Plotting code records
■ ■ ■

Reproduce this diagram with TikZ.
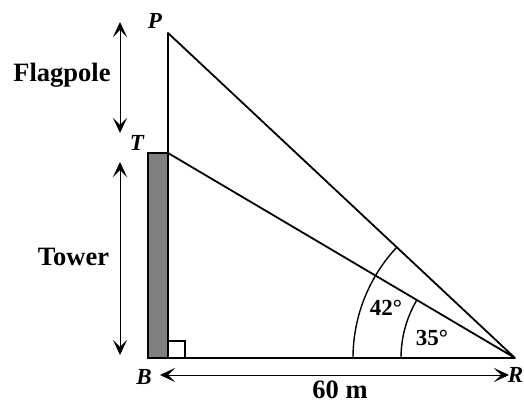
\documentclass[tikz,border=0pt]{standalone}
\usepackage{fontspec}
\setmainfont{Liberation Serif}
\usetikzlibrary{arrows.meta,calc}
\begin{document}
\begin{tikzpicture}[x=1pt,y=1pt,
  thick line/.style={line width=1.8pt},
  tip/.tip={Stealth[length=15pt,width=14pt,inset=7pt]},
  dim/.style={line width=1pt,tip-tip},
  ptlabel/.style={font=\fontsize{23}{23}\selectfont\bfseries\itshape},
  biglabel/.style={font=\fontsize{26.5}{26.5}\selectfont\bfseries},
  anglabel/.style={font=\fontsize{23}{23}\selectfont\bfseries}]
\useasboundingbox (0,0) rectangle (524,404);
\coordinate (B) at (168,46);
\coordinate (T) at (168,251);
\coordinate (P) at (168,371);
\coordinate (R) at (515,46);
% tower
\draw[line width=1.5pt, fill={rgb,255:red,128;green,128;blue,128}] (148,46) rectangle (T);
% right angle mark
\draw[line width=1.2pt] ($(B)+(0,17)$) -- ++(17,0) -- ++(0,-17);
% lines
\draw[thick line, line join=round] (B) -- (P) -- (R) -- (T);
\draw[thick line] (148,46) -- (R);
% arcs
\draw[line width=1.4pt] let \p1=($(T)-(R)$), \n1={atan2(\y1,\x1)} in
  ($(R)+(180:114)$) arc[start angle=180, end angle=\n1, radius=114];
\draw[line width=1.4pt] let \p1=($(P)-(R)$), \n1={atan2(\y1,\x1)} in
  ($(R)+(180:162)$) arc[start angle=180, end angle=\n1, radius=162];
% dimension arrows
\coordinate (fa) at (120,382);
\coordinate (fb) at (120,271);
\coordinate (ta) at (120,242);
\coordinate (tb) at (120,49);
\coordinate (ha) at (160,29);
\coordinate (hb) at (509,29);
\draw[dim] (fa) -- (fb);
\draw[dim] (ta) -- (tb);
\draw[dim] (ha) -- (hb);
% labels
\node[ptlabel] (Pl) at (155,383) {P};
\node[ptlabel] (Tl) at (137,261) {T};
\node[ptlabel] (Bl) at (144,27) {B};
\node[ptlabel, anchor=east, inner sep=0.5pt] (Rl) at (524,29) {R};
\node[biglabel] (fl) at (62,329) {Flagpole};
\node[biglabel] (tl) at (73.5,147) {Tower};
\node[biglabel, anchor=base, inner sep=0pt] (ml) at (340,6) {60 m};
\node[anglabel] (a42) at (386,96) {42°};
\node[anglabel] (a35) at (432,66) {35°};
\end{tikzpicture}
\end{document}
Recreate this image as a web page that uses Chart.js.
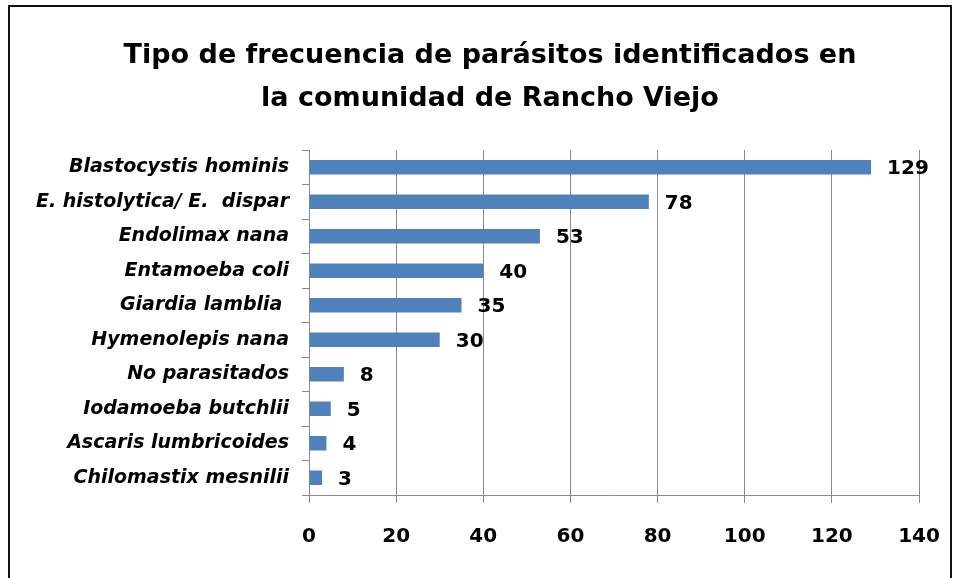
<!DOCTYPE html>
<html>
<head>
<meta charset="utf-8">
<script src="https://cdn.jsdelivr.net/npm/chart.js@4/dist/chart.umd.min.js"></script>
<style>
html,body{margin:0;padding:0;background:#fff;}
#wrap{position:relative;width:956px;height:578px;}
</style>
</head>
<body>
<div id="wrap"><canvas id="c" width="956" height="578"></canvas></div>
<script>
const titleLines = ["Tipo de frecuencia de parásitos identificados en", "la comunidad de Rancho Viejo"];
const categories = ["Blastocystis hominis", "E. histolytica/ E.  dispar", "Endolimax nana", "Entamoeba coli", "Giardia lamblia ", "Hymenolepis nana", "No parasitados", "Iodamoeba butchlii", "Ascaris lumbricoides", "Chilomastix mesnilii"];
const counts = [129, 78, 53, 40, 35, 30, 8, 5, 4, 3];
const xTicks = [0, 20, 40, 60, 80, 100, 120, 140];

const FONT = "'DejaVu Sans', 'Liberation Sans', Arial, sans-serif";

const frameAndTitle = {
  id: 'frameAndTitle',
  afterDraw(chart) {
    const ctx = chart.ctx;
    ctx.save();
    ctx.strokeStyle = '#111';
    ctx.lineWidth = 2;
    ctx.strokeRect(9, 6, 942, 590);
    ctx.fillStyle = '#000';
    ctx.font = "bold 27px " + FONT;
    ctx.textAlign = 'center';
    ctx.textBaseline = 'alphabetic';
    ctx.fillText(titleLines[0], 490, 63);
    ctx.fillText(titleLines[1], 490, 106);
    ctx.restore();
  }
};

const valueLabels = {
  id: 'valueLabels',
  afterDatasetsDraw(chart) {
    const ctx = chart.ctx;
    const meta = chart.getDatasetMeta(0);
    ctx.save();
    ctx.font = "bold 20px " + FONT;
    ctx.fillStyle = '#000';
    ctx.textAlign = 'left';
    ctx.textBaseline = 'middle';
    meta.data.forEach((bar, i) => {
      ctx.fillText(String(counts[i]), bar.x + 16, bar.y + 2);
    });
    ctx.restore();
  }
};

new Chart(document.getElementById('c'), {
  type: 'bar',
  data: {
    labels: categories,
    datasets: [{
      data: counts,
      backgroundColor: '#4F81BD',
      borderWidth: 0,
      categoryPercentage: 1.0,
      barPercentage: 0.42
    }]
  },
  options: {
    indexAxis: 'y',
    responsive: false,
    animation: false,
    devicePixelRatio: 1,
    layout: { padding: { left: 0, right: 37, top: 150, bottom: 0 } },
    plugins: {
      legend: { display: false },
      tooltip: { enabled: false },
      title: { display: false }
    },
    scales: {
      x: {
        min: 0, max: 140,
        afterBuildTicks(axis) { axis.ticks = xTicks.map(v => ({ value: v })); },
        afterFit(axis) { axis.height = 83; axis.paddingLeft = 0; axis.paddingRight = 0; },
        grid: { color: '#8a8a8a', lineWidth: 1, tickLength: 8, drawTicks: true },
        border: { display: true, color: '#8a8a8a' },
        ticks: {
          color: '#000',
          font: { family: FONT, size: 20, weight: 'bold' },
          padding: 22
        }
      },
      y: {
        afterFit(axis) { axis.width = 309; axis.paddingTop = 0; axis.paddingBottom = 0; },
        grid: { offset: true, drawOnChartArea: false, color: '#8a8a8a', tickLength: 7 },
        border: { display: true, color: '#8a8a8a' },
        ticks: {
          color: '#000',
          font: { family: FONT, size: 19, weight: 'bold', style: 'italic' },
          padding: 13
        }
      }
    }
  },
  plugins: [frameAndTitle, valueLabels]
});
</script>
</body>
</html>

■ ■ ■

WHAT THE TASK REQUIRES — Report how many lines above hold the string "this", giving nothing but the number.

COMPLETE OUTPUT — 2